CLIMATE OF Cote d`Ivoire: Tropical along coast, semiarid in far north; three seasons - warm and dry (November to March), hot and dry (March to May), hot and wet (June to October). The coast has heavy surf and no natural harbors; during the rainy season torrential flooding is possible.
RELIGION OF Cote d`Ivoire: Christian 20-30%, Muslim 35-40%, indigenous 25-40% (2001) - the majority of foreigners (migratory workers) are Muslim (70%) and Christian (20%)
POPULATION OF Cote d`Ivoire: 17,327,724 - estimates for this country explicitly take into account the effects of excess mortality due to AIDS; this can result in lower life expectancy, higher infant mortality and death rates, lower population and growth rates, and changes in the distribution of population by age and sex than would otherwise be expected (July 2004 est.)>>
HISTORY OF Cote d`Ivoire: Little is known about Côte d'Ivoire before the arrival of Portuguese ships in the 1460s. The major ethnic groups came relatively recently from neighbouring areas: the Kru people from Liberia around 1600; the Senoufo and Lobi moved southward from Burkina Faso and Mali. In the eighteenth and nineteenth centuries the Akan people, including the Baoulé, migrated from Ghana into the eastern area of the country, and the Malinké from Guinea into the north-west.
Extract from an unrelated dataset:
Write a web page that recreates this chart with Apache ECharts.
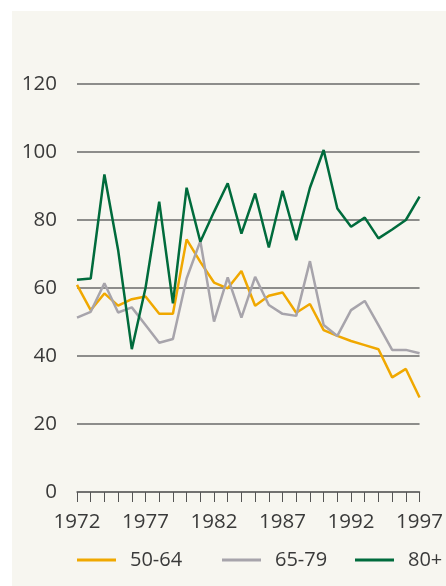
<!DOCTYPE html>
<html><head><meta charset="utf-8">
<script src="https://cdn.jsdelivr.net/npm/echarts@6/dist/echarts.min.js"></script>
<style>
html,body{margin:0;padding:0;background:#fff;}
#panel{position:absolute;left:12px;top:11px;width:434px;height:575px;background:#f7f6f0;}
#chart{width:434px;height:575px;}
</style></head>
<body>
<div id="panel"><div id="chart"></div></div>
<script>
const years = ['1972','1973','1974','1975','1976','1977','1978','1979','1980','1981','1982','1983','1984','1985','1986','1987','1988','1989','1990','1991','1992','1993','1994','1995','1996','1997'];
const s5064 = [60.9,53.5,58.4,54.8,56.7,57.5,52.4,52.4,74.3,67.7,61.6,59.9,65.0,54.8,57.7,58.7,52.7,55.3,47.6,45.9,44.4,43.2,42.0,33.7,36.2,27.8];
const s6579 = [51.3,53.0,61.4,52.8,54.3,49.1,43.9,45.0,62.8,73.8,50.1,63.1,51.3,63.3,55.0,52.4,51.8,67.9,49.1,45.9,53.5,56.2,49.1,41.8,41.8,40.8];
const s80 = [62.4,62.8,93.4,71.2,42.0,60.0,85.4,55.5,89.5,73.6,82.4,90.8,76.0,87.8,71.9,88.6,74.1,89.5,100.6,83.4,78.0,80.7,74.6,77.2,80.0,86.9];
const seriesNames = ['50-64','65-79','80+'];
const colors = ['#f0a800','#a7a4ab','#006b3c'];
const yTicks = {min:0,max:120,interval:20};

const font = "'Open Sans', 'DejaVu Sans', sans-serif";
const chart = echarts.init(document.getElementById('chart'));
const data = [s5064, s6579, s80];
const legendLefts = [65, 210, 343];
chart.setOption({
  animation:false,
  backgroundColor:'transparent',
  grid:{left:65,right:26,top:73,bottom:94},
  legend: seriesNames.map((n,i)=>({
    left:legendLefts[i], top:539, padding:0, itemWidth:39, itemHeight:3, icon:'rect',
    data:[n],
    textStyle:{fontFamily:font, fontWeight:'normal', fontSize:20, color:'#3a3a3a', padding:[0,0,0,9]}
  })),
  xAxis:{
    type:'category', data:years, boundaryGap:false,
    axisLine:{show:true, lineStyle:{color:'#6a6a6a', width:1.5}},
    axisTick:{show:true, interval:0, length:10, lineStyle:{color:'#555', width:1}},
    axisLabel:{interval:4, margin:20, fontFamily:font, fontWeight:'normal', fontSize:20.5, color:'#3a3a3a'},
    splitLine:{show:false}
  },
  yAxis:{
    type:'value', min:yTicks.min, max:yTicks.max, interval:yTicks.interval,
    axisLine:{show:false}, axisTick:{show:false},
    axisLabel:{margin:20, fontFamily:font, fontWeight:'normal', fontSize:20.5, color:'#3a3a3a'},
    splitLine:{lineStyle:{color:'#6a6a6a', width:1.5}}
  },
  series: seriesNames.map((n,i)=>({
    name:n, type:'line', data:data[i], symbol:'none',
    lineStyle:{color:colors[i], width:2.5}, itemStyle:{color:colors[i]}
  }))
});
</script>
</body></html>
ECONOMY OVERVIEW OF Cote d`Ivoire: Cote d'Ivoire is among the world's largest producers and exporters of coffee, cocoa beans, and palm oil. Consequently, the economy is highly sensitive to fluctuations in international prices for these products and to weather conditions. Despite government attempts to diversify the economy, it is still heavily dependent on agriculture and related activities, which engage roughly 68% of the population. After several years of lagging performance, the Ivorian economy began a comeback in 1994, due to the 50% devaluation of the CFA franc and improved prices for cocoa and coffee, growth in nontraditional primary exports such as pineapples and rubber, limited trade and banking liberalization, offshore oil and gas discoveries, and generous external financing and debt rescheduling by multilateral lenders and France. Moreover, government adherence to donor-mandated reforms led to a jump in growth to 5% annually during 1996-99. Growth was negative in 2000-03 because of the difficulty of meeting the conditions of international donors, continued low prices of key exports, and severe civil war. Political uncertainty will continue to cloud the economic outlook in 2004, but rising world prices for cocoa will help both the current account and the government balances.